Эти встречи с высшим советским руководством, хотя и ничего не решавшие, позволили получить представление о структуре советской власти. У Брежнева не было государственного поста, но он явно был самым главным человеком; и, тем не менее, как представляется, нуждался в поддержке Косыгина и Подгорного, чтобы политбюро поддерживало его. В любом случае Брежнев устроил большое представление из вовлечения их во все дискуссии, пойдя так далеко, что настаивал на том, что приглашение на ответный визит с советской стороны в Соединенные Штаты – которое входило в коммюнике – упоминало имена его коллег. По военным делам Брежнев как председатель Совета обороны, как представляется, имел исключительные полномочия; поэтому он встречался с Никсоном один для обсуждения вопросов по ОСВ. По Вьетнаму он также, как представляется, имел доминирующий голос, исходя из того, что отношения с Ханоем осуществлялись преимущественно как партийные дела – за исключением одной коллективной попытки нагнать страх на Никсона, во время которой Косыгин продемонстрировал самую большую активность.

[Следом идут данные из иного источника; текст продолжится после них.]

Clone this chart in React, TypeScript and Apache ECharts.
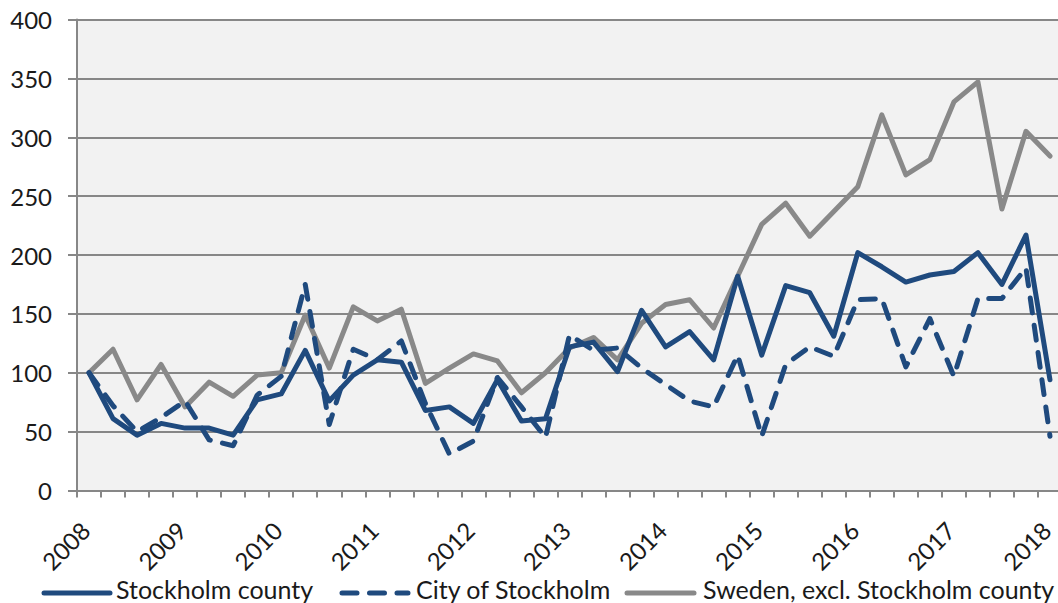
import React, { useEffect, useRef } from "react";
import * as echarts from "echarts";

const years = ["2008", "2009", "2010", "2011", "2012", "2013", "2014", "2015", "2016", "2017", "2018"];
const quarters = ["Q1", "Q2", "Q3", "Q4"];
const categories: string[] = [];
years.forEach((y) => quarters.forEach((q) => categories.push(y + " " + q)));
categories.splice(41);

const seriesNames = ["Stockholm county", "City of Stockholm", "Sweden, excl. Stockholm county"];
const stockholmCounty = [100, 61, 47, 57, 53, 53, 47, 77, 82, 119, 76, 98, 111, 109, 68, 71, 57, 94, 59, 61, 122, 126, 101, 153, 122, 135, 111, 182, 115, 174, 168, 131, 202, 190, 177, 183, 186, 202, 175, 217, 94];
const cityOfStockholm = [100, 72, 50, 62, 76, 43, 38, 81, 97, 175, 56, 120, 111, 127, 74, 31, 42, 96, 71, 45, 132, 119, 121, 104, 90, 76, 71, 115, 46, 107, 122, 114, 162, 163, 105, 146, 97, 163, 163, 189, 46];
const swedenExcl = [100, 120, 77, 107, 71, 92, 80, 98, 100, 149, 104, 156, 144, 154, 91, 104, 116, 110, 83, 100, 121, 130, 111, 142, 158, 162, 138, 182, 226, 244, 216, 237, 258, 319, 268, 281, 330, 347, 239, 305, 284];

const BLUE = "#1f4a7e";
const GREY = "#898989";
const AXIS = "#878787";
const TEXT = "#1a1a1a";
const FONT = "Lato";
const DASH = [15, 12.5];

function legendItem(name: string, color: string, dashed: boolean, x0: number, x1: number, tx: number) {
  return [
    {
      type: "line",
      shape: { x1: x0, y1: 593, x2: x1, y2: 593 },
      style: { stroke: color, lineWidth: 5, lineCap: "round", lineDash: dashed ? DASH : null },
      silent: true,
    },
    {
      type: "text",
      x: tx,
      y: 589,
      style: { text: name, fill: TEXT, font: `25px ${FONT}`, textAlign: "left", textVerticalAlign: "middle" },
      silent: true,
    },
  ];
}

export default function App() {
  const ref = useRef<HTMLDivElement>(null);
  useEffect(() => {
    if (!ref.current) return;
    const chart = echarts.init(ref.current, undefined, { renderer: "svg" });
    chart.setOption({
      animation: false,
      textStyle: { fontFamily: FONT },
      grid: {
        left: 77,
        right: 4,
        top: 19.5,
        bottom: 112.5,
        show: true,
        backgroundColor: "#f2f2f2",
        borderWidth: 0,
      },
      graphic: [
        ...legendItem(seriesNames[0], BLUE, false, 44, 110, 116),
        ...legendItem(seriesNames[1], BLUE, true, 342, 408, 416),
        ...legendItem(seriesNames[2], GREY, false, 627, 694, 703),
      ],
      xAxis: {
        type: "category",
        data: categories,
        boundaryGap: true,
        axisLine: { show: true, lineStyle: { color: AXIS, width: 2 } },
        axisTick: { show: true, interval: 0, length: 7, lineStyle: { color: AXIS, width: 2 } },
        axisLabel: {
          interval: 3,
          rotate: 45,
          margin: 32,
          padding: [0, 5, 0, 0],
          fontSize: 24,
          fontFamily: FONT,
          color: TEXT,
          formatter: (v: string) => v.slice(0, 4),
        },
        splitLine: { show: false },
      },
      yAxis: {
        type: "value",
        min: 0,
        max: 400,
        interval: 50,
        axisLine: { show: true, lineStyle: { color: AXIS, width: 2 } },
        axisTick: { show: true, length: 9, lineStyle: { color: AXIS, width: 2 } },
        axisLabel: { margin: 25, fontSize: 24, fontFamily: FONT, color: TEXT },
        splitLine: { show: true, lineStyle: { color: AXIS, width: 2 } },
      },
      series: [
        {
          name: seriesNames[0],
          type: "line",
          data: stockholmCounty,
          symbol: "none",
          z: 3,
          itemStyle: { color: BLUE },
          lineStyle: { color: BLUE, width: 5, join: "round", cap: "round" },
        },
        {
          name: seriesNames[1],
          type: "line",
          data: cityOfStockholm,
          symbol: "none",
          z: 2,
          itemStyle: { color: BLUE },
          lineStyle: { color: BLUE, width: 5, type: DASH, join: "round", cap: "round" },
        },
        {
          name: seriesNames[2],
          type: "line",
          data: swedenExcl,
          symbol: "none",
          z: 1,
          itemStyle: { color: GREY },
          lineStyle: { color: GREY, width: 5, join: "round", cap: "round" },
        },
      ],
    });
    return () => chart.dispose();
  }, []);
  return (
    <div style={{ position: "fixed", left: 0, top: 0, width: 1058, height: 603, overflow: "hidden", background: "#fff" }}>
      <div ref={ref} style={{ width: 1066, height: 603 }} />
    </div>
  );
}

Из коллег Брежнева Косыгин производил самое большое впечатление. Хотя он подчинялся Брежневу по степени властных полномочий и не был уполномочен вести определенные переговоры по чувствительным вопросам, он говорил по ним уверенно и всегда с большой точностью. Казалось, он владеет деталями в более полной форме, чем Брежнев. Среди наших собственных специалистов у Косыгина была репутация более либерального человека, чем Брежнев. На основе моего контакта с ним я считал это необоснованным суждением. В качестве премьер-министра он был на оперативном повседневном контроле над деятельностью всего советского правительства – за исключением сферы безопасности и внешней политики. Как следствие, это породило определенный прагматизм. Он явно был заинтересован в западной технологии и мог красноречиво говорить о преимуществах растущей торговли с Соединенными Штатами, хотя никогда не прекращал утверждать, что оказывает нам большую услугу, открывая советский рынок для нашего экспорта. Однако помимо экономической области, по вопросам внешней политики, например, Косыгин поразил меня своим консерватизмом, если даже не косностью. Представлялось, что он как будто почти компенсирует управленческий прагматизм строгим пиететом по отношению к идеологическим делам.

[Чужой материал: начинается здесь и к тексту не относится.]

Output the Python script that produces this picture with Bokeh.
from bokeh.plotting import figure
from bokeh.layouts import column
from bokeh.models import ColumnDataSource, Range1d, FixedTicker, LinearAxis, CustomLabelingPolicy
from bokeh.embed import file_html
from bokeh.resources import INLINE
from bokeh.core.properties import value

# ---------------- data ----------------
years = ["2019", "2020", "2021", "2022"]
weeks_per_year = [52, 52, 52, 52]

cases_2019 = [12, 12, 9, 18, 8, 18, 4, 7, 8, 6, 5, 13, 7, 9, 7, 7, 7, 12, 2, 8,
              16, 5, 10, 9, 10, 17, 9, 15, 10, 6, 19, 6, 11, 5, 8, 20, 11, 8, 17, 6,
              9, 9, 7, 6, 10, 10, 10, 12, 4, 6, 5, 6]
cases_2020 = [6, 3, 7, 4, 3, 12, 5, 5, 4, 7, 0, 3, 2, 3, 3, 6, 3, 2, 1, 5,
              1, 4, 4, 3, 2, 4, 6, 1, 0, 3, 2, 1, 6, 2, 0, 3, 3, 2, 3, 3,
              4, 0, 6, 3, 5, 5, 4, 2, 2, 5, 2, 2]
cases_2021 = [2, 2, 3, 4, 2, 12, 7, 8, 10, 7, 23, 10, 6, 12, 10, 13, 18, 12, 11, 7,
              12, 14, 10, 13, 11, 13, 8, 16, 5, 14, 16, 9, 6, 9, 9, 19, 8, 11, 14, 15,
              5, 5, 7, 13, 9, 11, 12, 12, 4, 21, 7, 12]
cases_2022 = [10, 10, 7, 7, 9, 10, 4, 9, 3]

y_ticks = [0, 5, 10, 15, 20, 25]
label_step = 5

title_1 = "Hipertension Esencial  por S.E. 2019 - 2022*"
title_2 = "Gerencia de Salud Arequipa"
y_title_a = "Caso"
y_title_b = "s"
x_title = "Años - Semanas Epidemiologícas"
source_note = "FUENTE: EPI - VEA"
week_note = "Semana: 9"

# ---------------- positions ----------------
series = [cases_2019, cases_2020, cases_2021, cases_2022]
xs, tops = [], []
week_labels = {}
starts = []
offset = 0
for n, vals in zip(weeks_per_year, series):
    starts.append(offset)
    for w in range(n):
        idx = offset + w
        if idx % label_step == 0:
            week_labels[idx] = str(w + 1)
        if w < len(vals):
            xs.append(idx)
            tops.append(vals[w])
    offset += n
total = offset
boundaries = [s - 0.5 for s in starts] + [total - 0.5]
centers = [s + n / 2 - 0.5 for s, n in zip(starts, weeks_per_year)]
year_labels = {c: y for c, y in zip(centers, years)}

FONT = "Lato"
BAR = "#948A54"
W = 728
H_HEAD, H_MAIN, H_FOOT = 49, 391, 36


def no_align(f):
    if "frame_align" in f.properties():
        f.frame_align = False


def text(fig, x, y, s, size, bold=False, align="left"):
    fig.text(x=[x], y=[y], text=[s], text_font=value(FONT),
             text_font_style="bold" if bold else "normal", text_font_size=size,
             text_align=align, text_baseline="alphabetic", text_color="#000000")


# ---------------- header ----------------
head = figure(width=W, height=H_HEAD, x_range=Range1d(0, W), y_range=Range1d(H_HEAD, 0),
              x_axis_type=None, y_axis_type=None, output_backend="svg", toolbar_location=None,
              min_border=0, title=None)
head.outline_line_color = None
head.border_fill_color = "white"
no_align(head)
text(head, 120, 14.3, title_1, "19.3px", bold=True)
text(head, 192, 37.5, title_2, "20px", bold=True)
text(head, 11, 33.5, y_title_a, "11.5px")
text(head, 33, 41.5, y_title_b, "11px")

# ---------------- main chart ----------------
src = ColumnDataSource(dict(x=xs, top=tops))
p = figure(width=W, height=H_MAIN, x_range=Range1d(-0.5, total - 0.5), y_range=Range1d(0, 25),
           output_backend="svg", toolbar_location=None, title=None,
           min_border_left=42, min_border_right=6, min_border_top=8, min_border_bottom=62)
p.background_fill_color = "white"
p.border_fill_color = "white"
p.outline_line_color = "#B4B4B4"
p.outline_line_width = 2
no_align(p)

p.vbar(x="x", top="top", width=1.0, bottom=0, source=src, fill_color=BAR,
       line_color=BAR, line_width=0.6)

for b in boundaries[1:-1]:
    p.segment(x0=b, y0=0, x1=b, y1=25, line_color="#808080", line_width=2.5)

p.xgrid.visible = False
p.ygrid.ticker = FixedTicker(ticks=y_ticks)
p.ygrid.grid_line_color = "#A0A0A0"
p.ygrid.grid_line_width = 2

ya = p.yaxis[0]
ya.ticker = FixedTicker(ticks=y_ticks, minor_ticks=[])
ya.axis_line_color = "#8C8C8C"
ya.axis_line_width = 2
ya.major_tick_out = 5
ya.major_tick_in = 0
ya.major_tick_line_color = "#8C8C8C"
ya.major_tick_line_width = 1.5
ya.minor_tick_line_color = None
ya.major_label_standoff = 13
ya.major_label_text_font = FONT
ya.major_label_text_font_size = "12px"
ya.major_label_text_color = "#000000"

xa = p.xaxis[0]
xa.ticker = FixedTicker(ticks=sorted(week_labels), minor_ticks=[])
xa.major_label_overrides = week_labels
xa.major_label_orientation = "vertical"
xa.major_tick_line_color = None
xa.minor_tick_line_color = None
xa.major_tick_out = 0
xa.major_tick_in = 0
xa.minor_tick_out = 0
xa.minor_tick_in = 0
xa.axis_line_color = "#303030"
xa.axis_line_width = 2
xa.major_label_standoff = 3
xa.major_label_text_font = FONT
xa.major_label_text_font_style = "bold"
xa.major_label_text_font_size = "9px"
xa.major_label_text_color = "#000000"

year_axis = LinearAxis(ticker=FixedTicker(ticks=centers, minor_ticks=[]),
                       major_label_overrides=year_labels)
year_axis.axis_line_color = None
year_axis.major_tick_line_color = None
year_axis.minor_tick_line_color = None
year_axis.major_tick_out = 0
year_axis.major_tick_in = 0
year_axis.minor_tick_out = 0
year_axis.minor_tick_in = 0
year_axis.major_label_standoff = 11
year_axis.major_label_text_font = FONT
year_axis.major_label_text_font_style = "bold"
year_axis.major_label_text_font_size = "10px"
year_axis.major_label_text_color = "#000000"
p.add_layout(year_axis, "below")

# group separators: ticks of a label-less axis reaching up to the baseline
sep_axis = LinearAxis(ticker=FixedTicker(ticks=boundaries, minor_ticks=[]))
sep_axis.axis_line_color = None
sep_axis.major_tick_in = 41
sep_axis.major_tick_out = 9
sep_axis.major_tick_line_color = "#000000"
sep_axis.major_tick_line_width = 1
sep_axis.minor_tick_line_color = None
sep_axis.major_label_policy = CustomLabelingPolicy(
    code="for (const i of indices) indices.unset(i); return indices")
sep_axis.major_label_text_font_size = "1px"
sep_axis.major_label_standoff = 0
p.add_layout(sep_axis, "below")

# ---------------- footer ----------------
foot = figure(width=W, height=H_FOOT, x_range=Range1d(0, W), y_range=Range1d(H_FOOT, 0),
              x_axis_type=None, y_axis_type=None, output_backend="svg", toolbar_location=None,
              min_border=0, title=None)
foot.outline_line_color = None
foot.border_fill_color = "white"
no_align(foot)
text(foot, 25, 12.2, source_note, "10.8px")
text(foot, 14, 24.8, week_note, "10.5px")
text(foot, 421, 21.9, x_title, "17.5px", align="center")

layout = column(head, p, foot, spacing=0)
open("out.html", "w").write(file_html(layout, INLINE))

Косыгин был явно более обтесанным и лучше образованным, чем его коллеги. Возможно, благодаря тому, что он привык действовать в верхних эшелонах советской власти на протяжении почти 30 лет. Брежнев, к примеру, по-прежнему оставался партийным чиновником среднего уровня, когда Косыгин вошел в высшую группу 20 или около того советских руководителей. С другой стороны, способность к выживанию у Косыгина вполне могла проистекать из того факта, что он никогда не стремился попасть на самую верхушку власти. Руководители один за другим, начиная со Сталина, ценили его компетентность; никто не видел в нем потенциального соперника. С учетом того, что его главная карьера проходила в правительственной среде, ему недоставало, в любом случае, политической базы внутри партийного аппарата, с которой можно было бы нацеливаться на вершину. В то же самое время Косыгин не смог бы ни приблизиться так близко к верхушке, ни сохранить свое положение там в течение длительного времени, будь он совершенно неопытным в кремлевской политике. Он должен был сыграть одну из ключевых ролей в дворцовом перевороте, в ходе которого был свергнут Хрущев, например. Но его долгожительство сохранялось благодаря тому, что его действия не были направлены на реализацию личных амбиций. Его приверженность долгу ярко проявилась, когда его жена оказалась смертельно больной. Косыгин продолжал заниматься своими повседневными делами, даже стоял на трибуне Мавзолея и принимал парад на Красной площади после того, как ему сообщили о ее смерти.
Косыгин был проницательным в оценке характера – очевидное требование для выживания в советской системе. Брежнев, как представляется, играл на устремлениях, амбициях и слабостях своих партнеров сугубо инстинктивно; Косыгин производил впечатление человека, делающего это на основе умелого расчета. Он даже вдохновил министра торговли Мориса Станса на мечту о том, что они оба могут объединиться как два практичных бизнесмена для урегулирования мировых бед при помощи экономических обменов; множество других американских бизнесменов выходили после встречи с ним в нетерпеливом ожидании перспектив огромных контрактов и, будучи готовыми, со своей стороны, сражаться с неуступчивой администрацией за кредиты и экспортные лицензии. В то же самое время Косыгин был в такой же степени умелым во время Вьетнамской войны, предлагающим радужные перспективы по контролю над вооружениями таким гостям, как Аверелл Гарриман, при условии, что мы закончим конфликт во Вьетнаме на условиях Ханоя.